There are those who say Reagan cemented his relationship with the public by surviving that attempt; he famously told wife Nancy from his bed: “Honey, I forgot to duck.” In any case, the filmmakers use the event to set up their story, and will return to it later on, chronologically.
But their early point is that Reagan came away from the scare with a divine plan. “My mother used to say that everything in life happens for a reason, even the most disheartening setbacks,” he says. And as he will tell Tip O’Neill, the House speaker, everything from then on will be part of that divine plan.
The yet broader point here is that Reagan, according to this film, was basically solely responsible for the eventual downfall of the Soviet Union, because he showed the people of the world what freedom meant. “I knew that he was the one,” says Viktor Petrovich, the retired spy played by Voight as a narrator figure throughout — meaning the one who would bring it all down. The script is based on Paul Kengor’s “The Crusader: Ronald Reagan and the Fall of Communism,” and Kengor has said Viktor is based on a number of KGB agents and analysts who tracked Reagan for years.
That point is made early and often. The rest is a history reel, with lots of glorious, loving lighting around our star. We go back to his younger years, learning about his mother and what she taught him about faith, and then his Hollywood years as an actor, Screen Actors Guild president (and a Democrat) before fully committing to politics, and the GOP.
We also see a newly divorced Reagan meet a winsome Nancy Davis, who will become his second wife, loving partner and constant companion. Like Quaid, Penelope Ann Miller is a perfectly fine actor who has little nuance to work with here. Together, they embark on the path to political stardom, starting with the California governorship.
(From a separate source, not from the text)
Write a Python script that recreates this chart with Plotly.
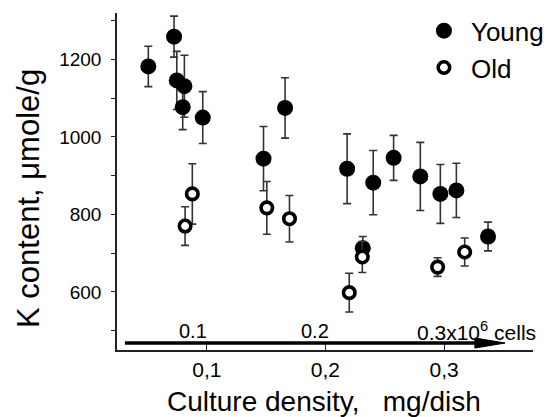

When they arrive at a neighbor’s home to campaign, the housewife at the door hears Reagan’s “RR” initials and thinks he’s Roy Rogers.
But a decade and change later, Reagan is sworn in as president, beginning his eight years in office. “It became my obsession to understand what was beneath the facade,” says Voight’s Petrovich, explaining why Reagan was so consequential.
Maybe, then, he could let us know?
Because when this movie ends, with the president’s death in 2004 a decade after announcing he had Alzheimer’s disease, we don’t know a lot more than when we began about a figure so influential in American politics.
Sure, we get all the great hits. ”Mr. Gorbachev, tear down this wall!” we see him say in 1987 in Berlin, a scene with much buildup.
And it’s fun to see the famous debate lines, like “There you go again,” to Jimmy Carter in 1980, and of course his famously deft deflection of the age issue in 1984, with Walter Mondale. “I will not make age an issue of this campaign,” the 73-year-old president told his questioner. “I am not going to exploit for political purposes my opponent’s youth and inexperience.”
“History is never about when, why, how — it always comes down to ‘who,’” says Voight’s Petrovich. However historians feel about that, we would have gladly taken a more incisive look at when, why, how or anything else that would give us real insight, instead of an extended and glowing commercial, into who this man really was.